In Bahgat’s case, if the military prosecutor finds him guilty of publishing false information in violation of Articles 102 and 188 of the Penal Code, he can be held in pretrial detention for one third the time of the unspecified prison sentence that Article 102 permits for “deliberately spreading false information with the purpose of harming public order or public interest.” This of course would require Bahgat to be detained again, which is always a possibility. Article 188 prohibits the “publishing, with malicious intent, false news that is likely to disturb public order” and is punishable with a maximum sentence of one year in addition to (or instead of) a fine of 5,000 EGP to 20,000 EGP. In total, the provisions carry a prison sentence of up to three years. The complication in Bahgat's case is that he is being investigated for penal code violations under Egypt's military jurisdiction, a legal relationship that gets more ambiguous than when only applying the criminal procedure code.

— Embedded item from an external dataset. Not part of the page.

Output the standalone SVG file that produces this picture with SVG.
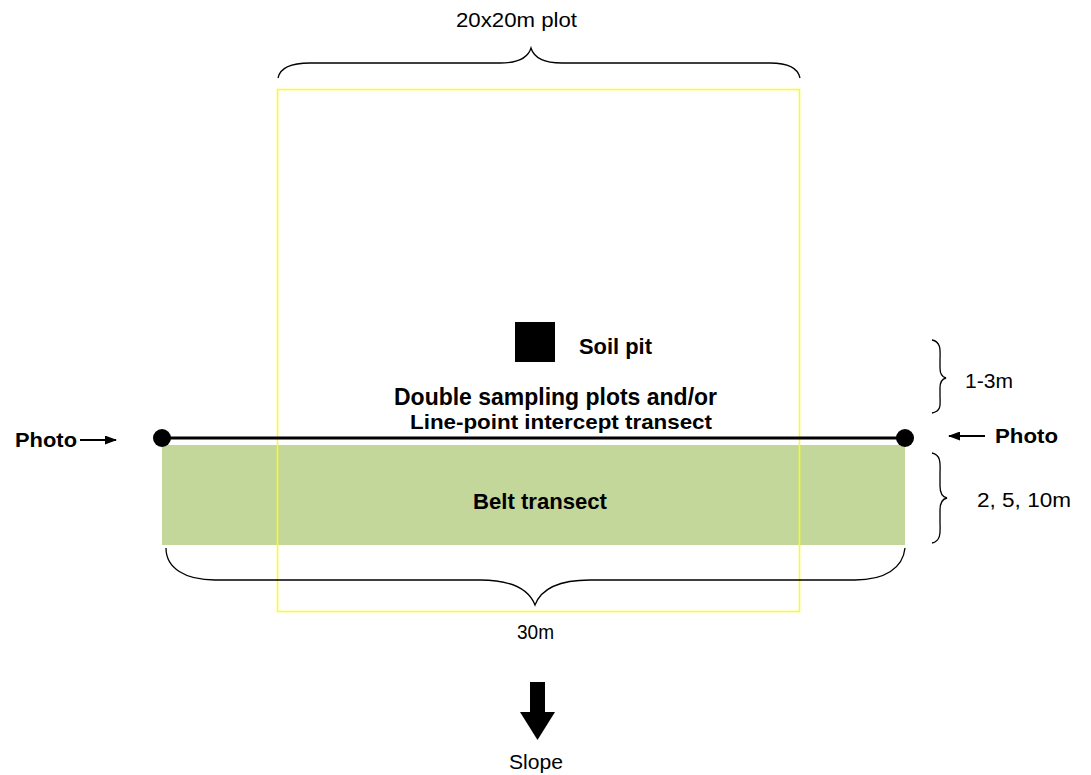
<svg xmlns="http://www.w3.org/2000/svg" width="1091" height="775" viewBox="0 0 1091 775">
<style>
text{font-family:"Liberation Sans",Arial,sans-serif;fill:#000}
.b{font-weight:bold}
.brace{fill:none;stroke:#000;stroke-width:1.3}
</style>
<defs>
<marker id="ah" markerWidth="12" markerHeight="9" refX="11" refY="4.5" orient="auto" markerUnits="userSpaceOnUse">
<path d="M0,0 L12,4.5 L0,9 Z" fill="#000"/>
</marker>
</defs>
<rect width="1091" height="775" fill="#fff"/>
<g id="belt">
<rect x="162" y="445" width="743" height="100" fill="#c4d79b"/>
<text class="b" x="473" y="509" font-size="22" textLength="134" lengthAdjust="spacingAndGlyphs">Belt transect</text>
</g>
<g id="plot">
<rect x="277.5" y="89.5" width="522" height="522" fill="none" stroke="#ffff00" stroke-width="1.5"/>
<text x="456" y="27" font-size="21" textLength="121" lengthAdjust="spacingAndGlyphs">20x20m plot</text>
</g>
<g id="soilpit">
<rect x="515" y="322" width="40" height="40" fill="#000"/>
<text class="b" x="579" y="354" font-size="22" textLength="73" lengthAdjust="spacingAndGlyphs">Soil pit</text>
</g>
<g id="transect">
<line x1="162" y1="438" x2="905" y2="438" stroke="#000" stroke-width="3"/>
<circle cx="162" cy="438" r="9" fill="#000"/>
<circle cx="905" cy="438" r="9" fill="#000"/>
<text class="b" x="394" y="405" font-size="23" textLength="323" lengthAdjust="spacingAndGlyphs">Double sampling plots and/or</text>
<text class="b" x="410" y="429" font-size="21" textLength="302" lengthAdjust="spacingAndGlyphs">Line-point intercept transect</text>
</g>
<g id="photo-left">
<text class="b" x="15" y="447" font-size="21" textLength="62" lengthAdjust="spacingAndGlyphs">Photo</text>
</g>
<g id="photo-right">
<text class="b" x="995" y="443" font-size="21" textLength="63" lengthAdjust="spacingAndGlyphs">Photo</text>
</g>
<g id="label-13m">
<text x="965" y="388" font-size="20" textLength="48" lengthAdjust="spacingAndGlyphs">1-3m</text>
</g>
<g id="label-2510m">
<text x="977" y="507" font-size="20" textLength="94" lengthAdjust="spacingAndGlyphs">2, 5, 10m</text>
</g>
<g id="label-30m">
<text x="517" y="639" font-size="20" textLength="37" lengthAdjust="spacingAndGlyphs">30m</text>
</g>
<g id="slope">
<path d="M530,682 H545 V712 H555 L537.5,740 L520,712 H530 Z" fill="#000"/>
<text x="509" y="769" font-size="20" textLength="54" lengthAdjust="spacingAndGlyphs">Slope</text>
</g>
<g id="connectors">
<line x1="80" y1="440" x2="116" y2="440" stroke="#000" stroke-width="2" marker-end="url(#ah)"/>
<line x1="985" y1="436" x2="949" y2="436" stroke="#000" stroke-width="2" marker-end="url(#ah)"/>
<path class="brace" d="M278,78 C280,68 292,63 310,63 H500 C518,63 528,58 531,48 C534,58 544,63 562,63 H770 C788,63 798,68 800,78"/>
<path class="brace" d="M166,548 C166,568 185,580 215,580 H480 C515,580 530,592 535,605 C540,592 555,580 590,580 H855 C885,580 903,568 905,548"/>
<path class="brace" d="M932,340 C942,342 940,352 940,360 V368 C940,374 942,377 946,378 C942,379 940,382 940,388 V396 C940,404 942,411 932,413"/>
<path class="brace" d="M932,453 C942,455 940,466 940,474 V486 C940,493 942,497 947,498 C942,499 940,503 940,510 V522 C940,530 942,541 932,543"/>
</g>
</svg>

Depending on how the “crime” is framed, harming national security can be punished by a life sentence or even the death penalty. So for cases like Shawkan and the many other detainees who are being held behind bars, if found guilty of a crime that can be charged with life in prison or the death penalty, the time that they can be held in pretrial detention is simply undefined. In many of these cases, little evidence has been presented to show guilt of anything.

Because the pretrial detention amendments are relatively new, efforts to interpret the law have been difficult. It has become even more difficult to interpret it since authorities are holding hundreds of detainees beyond the two-year maximum for pretrial detention. This is a new phenomenon; the law was only promulgated two years ago, after all.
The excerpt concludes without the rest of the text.